§ **Entries shown**

*-*-*

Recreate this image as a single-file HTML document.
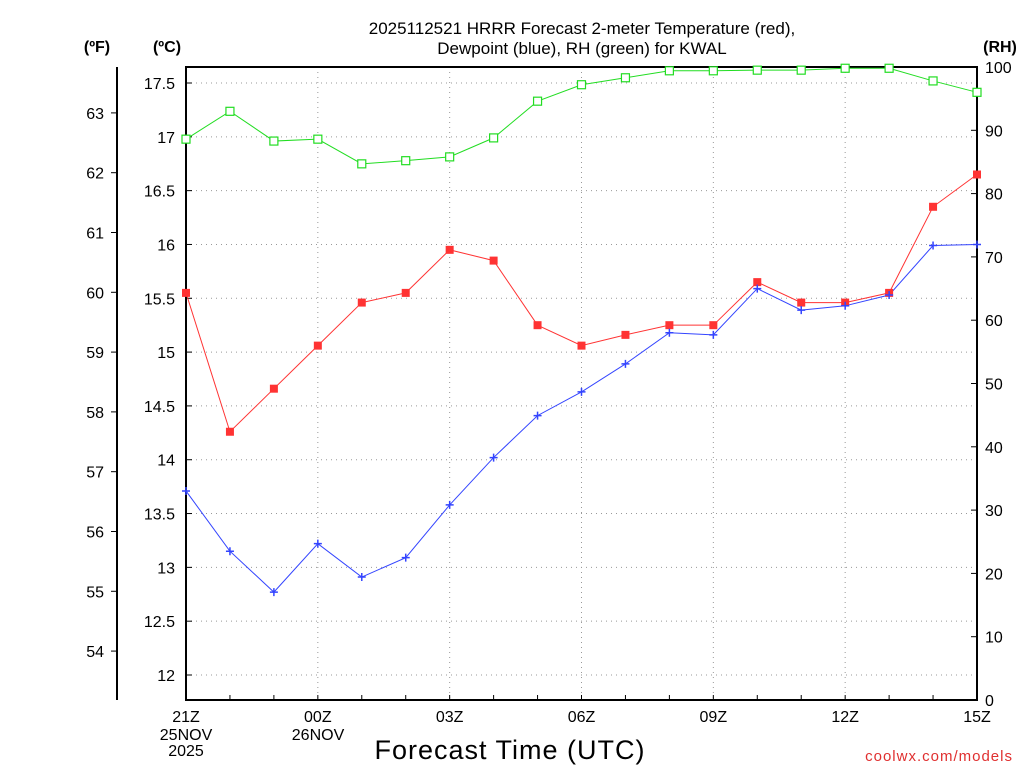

*-*-*

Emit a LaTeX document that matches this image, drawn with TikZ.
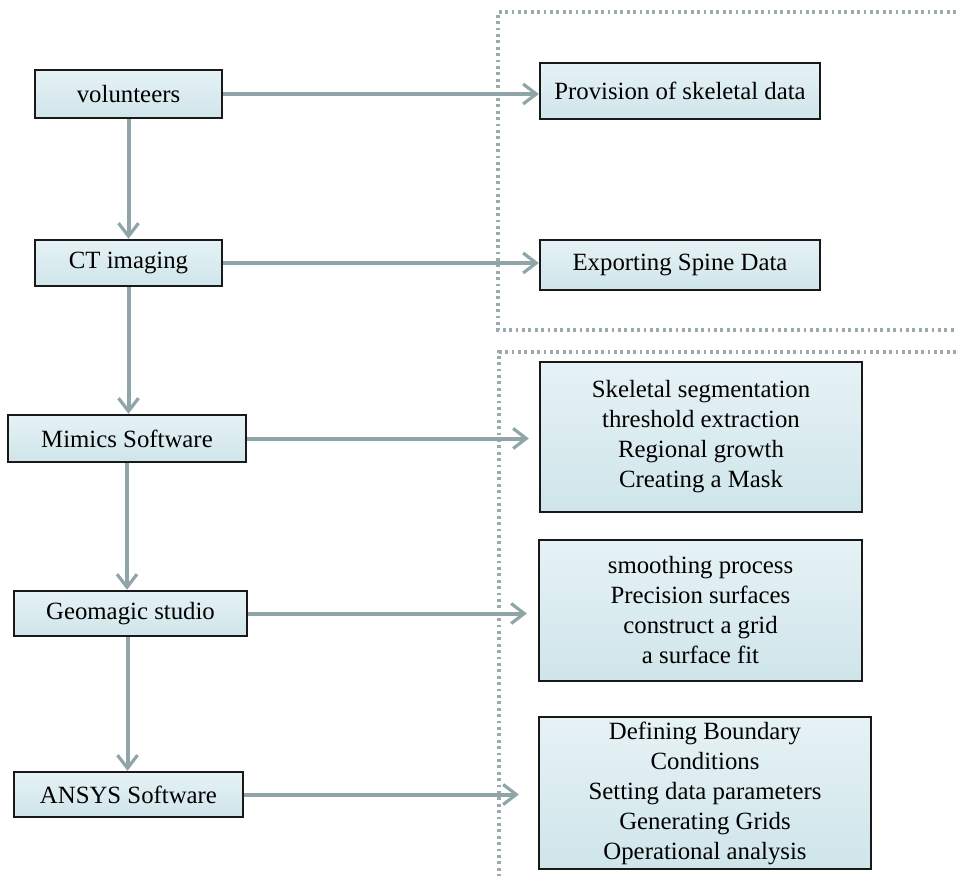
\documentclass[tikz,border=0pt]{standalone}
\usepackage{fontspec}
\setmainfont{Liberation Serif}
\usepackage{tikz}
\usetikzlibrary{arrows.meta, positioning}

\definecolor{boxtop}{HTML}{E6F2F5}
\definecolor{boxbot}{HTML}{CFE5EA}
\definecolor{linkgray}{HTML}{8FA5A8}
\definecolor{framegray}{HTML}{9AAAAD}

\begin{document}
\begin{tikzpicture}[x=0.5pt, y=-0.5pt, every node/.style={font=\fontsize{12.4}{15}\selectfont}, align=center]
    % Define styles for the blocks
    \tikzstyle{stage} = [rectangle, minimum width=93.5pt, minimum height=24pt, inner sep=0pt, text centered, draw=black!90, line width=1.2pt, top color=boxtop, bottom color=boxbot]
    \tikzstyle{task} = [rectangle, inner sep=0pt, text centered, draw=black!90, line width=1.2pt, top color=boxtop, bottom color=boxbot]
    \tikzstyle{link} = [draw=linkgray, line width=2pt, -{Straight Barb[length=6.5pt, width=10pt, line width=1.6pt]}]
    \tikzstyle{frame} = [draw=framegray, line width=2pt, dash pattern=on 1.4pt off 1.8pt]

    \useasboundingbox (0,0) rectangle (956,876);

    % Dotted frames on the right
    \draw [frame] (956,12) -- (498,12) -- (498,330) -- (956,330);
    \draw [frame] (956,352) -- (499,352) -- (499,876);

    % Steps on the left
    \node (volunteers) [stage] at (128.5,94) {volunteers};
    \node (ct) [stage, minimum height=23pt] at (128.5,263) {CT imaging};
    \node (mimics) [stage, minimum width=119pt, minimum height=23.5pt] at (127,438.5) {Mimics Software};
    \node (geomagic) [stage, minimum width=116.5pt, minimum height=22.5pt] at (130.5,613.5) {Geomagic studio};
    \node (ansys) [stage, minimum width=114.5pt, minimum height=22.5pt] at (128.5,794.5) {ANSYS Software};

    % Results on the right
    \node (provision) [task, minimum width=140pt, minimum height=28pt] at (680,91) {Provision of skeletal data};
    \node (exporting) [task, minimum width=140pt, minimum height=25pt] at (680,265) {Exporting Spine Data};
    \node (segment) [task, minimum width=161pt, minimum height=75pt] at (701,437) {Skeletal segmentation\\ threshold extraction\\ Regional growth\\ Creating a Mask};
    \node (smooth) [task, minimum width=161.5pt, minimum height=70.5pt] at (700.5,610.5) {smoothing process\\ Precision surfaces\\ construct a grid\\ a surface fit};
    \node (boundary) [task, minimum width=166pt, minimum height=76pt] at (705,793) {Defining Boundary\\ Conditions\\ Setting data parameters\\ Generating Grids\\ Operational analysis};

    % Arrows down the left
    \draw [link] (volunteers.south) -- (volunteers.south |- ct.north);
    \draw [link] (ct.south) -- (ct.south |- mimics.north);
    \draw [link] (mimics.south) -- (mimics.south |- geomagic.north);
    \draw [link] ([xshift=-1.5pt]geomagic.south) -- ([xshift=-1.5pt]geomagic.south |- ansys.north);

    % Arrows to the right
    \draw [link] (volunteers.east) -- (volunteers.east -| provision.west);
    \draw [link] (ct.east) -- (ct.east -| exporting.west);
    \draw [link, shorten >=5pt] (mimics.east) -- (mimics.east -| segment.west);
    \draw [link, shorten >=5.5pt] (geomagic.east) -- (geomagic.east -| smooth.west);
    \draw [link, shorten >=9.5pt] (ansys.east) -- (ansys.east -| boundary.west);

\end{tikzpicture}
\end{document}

*-*-*

§ **Description of the task**
Return the material from the line containing "Emit a LaTeX" through the line containing "(ansys) [stage, minimum", exactly and in full, but without its pictures.

§ **Correct response**
Emit a LaTeX document that matches this image, drawn with TikZ.
\documentclass[tikz,border=0pt]{standalone}
\usepackage{fontspec}
\setmainfont{Liberation Serif}
\usepackage{tikz}
\usetikzlibrary{arrows.meta, positioning}

\definecolor{boxtop}{HTML}{E6F2F5}
\definecolor{boxbot}{HTML}{CFE5EA}
\definecolor{linkgray}{HTML}{8FA5A8}
\definecolor{framegray}{HTML}{9AAAAD}

\begin{document}
\begin{tikzpicture}[x=0.5pt, y=-0.5pt, every node/.style={font=\fontsize{12.4}{15}\selectfont}, align=center]
    % Define styles for the blocks
    \tikzstyle{stage} = [rectangle, minimum width=93.5pt, minimum height=24pt, inner sep=0pt, text centered, draw=black!90, line width=1.2pt, top color=boxtop, bottom color=boxbot]
    \tikzstyle{task} = [rectangle, inner sep=0pt, text centered, draw=black!90, line width=1.2pt, top color=boxtop, bottom color=boxbot]
    \tikzstyle{link} = [draw=linkgray, line width=2pt, -{Straight Barb[length=6.5pt, width=10pt, line width=1.6pt]}]
    \tikzstyle{frame} = [draw=framegray, line width=2pt, dash pattern=on 1.4pt off 1.8pt]

    \useasboundingbox (0,0) rectangle (956,876);

    % Dotted frames on the right
    \draw [frame] (956,12) -- (498,12) -- (498,330) -- (956,330);
    \draw [frame] (956,352) -- (499,352) -- (499,876);

    % Steps on the left
    \node (volunteers) [stage] at (128.5,94) {volunteers};
    \node (ct) [stage, minimum height=23pt] at (128.5,263) {CT imaging};
    \node (mimics) [stage, minimum width=119pt, minimum height=23.5pt] at (127,438.5) {Mimics Software};
    \node (geomagic) [stage, minimum width=116.5pt, minimum height=22.5pt] at (130.5,613.5) {Geomagic studio};
    \node (ansys) [stage, minimum width=114.5pt, minimum height=22.5pt] at (128.5,794.5) {ANSYS Software};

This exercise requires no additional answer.